** START DATA TO USE **

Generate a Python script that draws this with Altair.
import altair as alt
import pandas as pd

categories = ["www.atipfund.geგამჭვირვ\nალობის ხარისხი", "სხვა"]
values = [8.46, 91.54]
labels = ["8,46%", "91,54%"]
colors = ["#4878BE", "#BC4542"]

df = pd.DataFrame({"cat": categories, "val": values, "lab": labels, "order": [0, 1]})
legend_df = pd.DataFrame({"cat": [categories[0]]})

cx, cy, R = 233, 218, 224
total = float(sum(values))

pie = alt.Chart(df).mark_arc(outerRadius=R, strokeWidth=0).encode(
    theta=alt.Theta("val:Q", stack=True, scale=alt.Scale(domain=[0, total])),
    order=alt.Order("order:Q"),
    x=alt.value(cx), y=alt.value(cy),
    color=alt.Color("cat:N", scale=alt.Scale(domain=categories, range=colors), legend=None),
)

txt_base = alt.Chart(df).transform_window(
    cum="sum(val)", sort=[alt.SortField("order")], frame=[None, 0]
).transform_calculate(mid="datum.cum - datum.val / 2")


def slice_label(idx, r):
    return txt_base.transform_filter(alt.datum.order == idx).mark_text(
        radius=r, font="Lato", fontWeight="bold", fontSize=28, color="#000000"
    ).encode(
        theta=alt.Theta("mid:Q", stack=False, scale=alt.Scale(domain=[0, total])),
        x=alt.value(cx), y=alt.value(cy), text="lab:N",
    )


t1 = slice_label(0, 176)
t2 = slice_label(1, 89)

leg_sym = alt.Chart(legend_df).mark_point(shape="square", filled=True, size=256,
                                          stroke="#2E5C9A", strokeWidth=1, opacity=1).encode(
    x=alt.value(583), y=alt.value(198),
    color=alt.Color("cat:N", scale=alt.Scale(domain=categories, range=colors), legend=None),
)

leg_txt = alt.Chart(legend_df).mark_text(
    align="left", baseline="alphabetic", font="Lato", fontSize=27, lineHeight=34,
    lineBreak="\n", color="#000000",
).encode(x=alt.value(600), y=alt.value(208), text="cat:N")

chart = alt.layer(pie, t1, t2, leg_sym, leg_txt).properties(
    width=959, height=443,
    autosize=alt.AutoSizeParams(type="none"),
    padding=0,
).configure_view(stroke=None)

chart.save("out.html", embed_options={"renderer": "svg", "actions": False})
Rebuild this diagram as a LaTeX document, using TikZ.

** END DATA TO USE **

## WHAT IS BEING ASKED
Collect from the data above every line that includes "this".

## TASK RESULT
Generate a Python script that draws this with Altair.
Rebuild this diagram as a LaTeX document, using TikZ.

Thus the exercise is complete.